** PROVIDED MATERIAL **
____
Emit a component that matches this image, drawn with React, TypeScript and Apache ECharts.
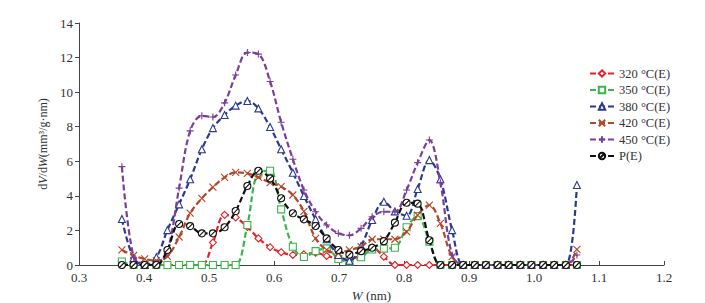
____
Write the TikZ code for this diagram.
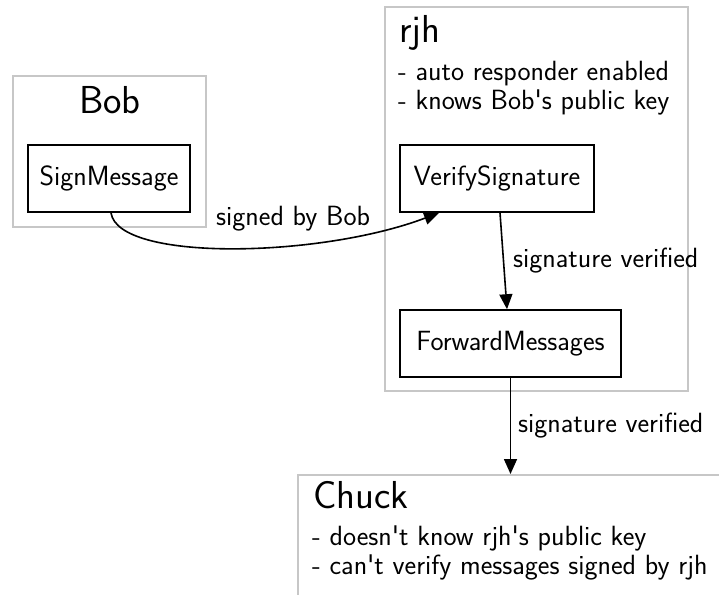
____
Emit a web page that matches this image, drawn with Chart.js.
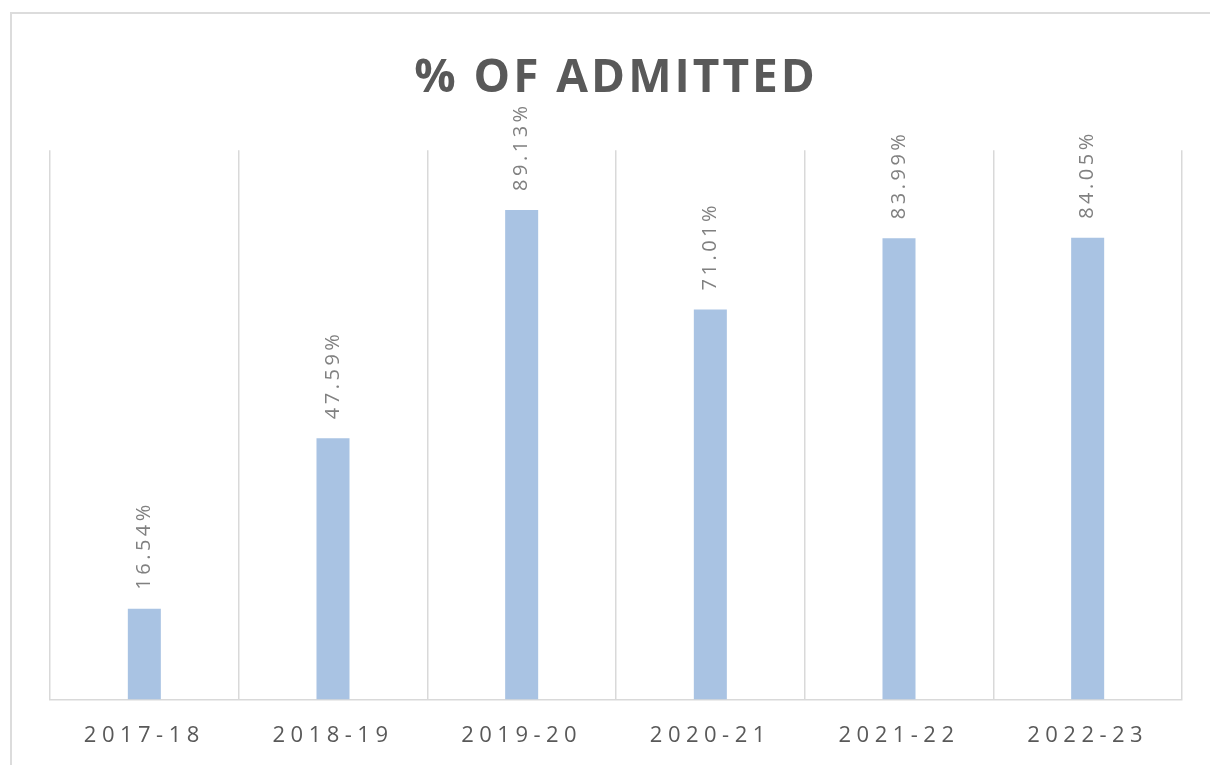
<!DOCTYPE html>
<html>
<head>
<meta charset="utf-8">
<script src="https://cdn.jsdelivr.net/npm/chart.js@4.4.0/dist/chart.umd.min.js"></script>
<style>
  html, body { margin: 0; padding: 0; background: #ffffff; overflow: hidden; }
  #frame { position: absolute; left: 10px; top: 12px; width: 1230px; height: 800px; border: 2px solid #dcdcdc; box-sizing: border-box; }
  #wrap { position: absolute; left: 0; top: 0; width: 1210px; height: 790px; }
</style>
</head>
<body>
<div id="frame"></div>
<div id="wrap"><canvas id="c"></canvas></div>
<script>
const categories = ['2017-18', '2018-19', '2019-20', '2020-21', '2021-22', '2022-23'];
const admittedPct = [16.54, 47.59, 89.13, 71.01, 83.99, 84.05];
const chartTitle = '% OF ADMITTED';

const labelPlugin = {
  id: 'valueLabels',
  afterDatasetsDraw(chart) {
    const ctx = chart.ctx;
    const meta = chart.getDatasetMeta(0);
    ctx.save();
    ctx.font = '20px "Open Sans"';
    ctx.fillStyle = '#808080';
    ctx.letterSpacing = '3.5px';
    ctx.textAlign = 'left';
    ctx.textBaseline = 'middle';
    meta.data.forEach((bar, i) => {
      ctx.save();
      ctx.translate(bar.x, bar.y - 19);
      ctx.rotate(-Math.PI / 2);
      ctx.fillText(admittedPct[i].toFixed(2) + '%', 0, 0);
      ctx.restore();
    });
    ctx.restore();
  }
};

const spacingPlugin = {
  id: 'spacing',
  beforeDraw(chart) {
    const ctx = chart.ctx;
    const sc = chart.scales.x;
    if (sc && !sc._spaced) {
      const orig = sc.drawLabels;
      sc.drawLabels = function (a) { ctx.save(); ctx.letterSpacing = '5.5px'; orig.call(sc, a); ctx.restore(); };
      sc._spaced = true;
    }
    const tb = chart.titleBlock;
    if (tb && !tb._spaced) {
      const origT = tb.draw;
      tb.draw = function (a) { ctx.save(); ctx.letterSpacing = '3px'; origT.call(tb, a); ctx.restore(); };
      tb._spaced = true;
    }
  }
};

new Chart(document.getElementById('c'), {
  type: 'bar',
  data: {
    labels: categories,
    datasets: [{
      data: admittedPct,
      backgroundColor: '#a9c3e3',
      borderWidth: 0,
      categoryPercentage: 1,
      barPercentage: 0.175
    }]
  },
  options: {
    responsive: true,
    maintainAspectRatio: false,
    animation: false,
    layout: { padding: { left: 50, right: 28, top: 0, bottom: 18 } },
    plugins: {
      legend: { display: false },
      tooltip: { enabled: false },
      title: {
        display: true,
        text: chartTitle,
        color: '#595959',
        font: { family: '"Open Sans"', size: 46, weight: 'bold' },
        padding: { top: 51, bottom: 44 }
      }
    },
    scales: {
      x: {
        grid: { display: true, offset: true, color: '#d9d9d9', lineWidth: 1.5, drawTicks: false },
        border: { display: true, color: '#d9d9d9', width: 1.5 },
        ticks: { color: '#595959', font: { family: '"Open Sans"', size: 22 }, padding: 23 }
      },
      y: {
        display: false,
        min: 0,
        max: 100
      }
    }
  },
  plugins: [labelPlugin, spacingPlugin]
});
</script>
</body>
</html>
____
** WHAT TO DO **
Scan the listing above and identify each line holding the string "with"; copy every such line.

** ANSWER TO THIS PROBLEM **
Emit a component that matches this image, drawn with React, TypeScript and Apache ECharts.
Emit a web page that matches this image, drawn with Chart.js.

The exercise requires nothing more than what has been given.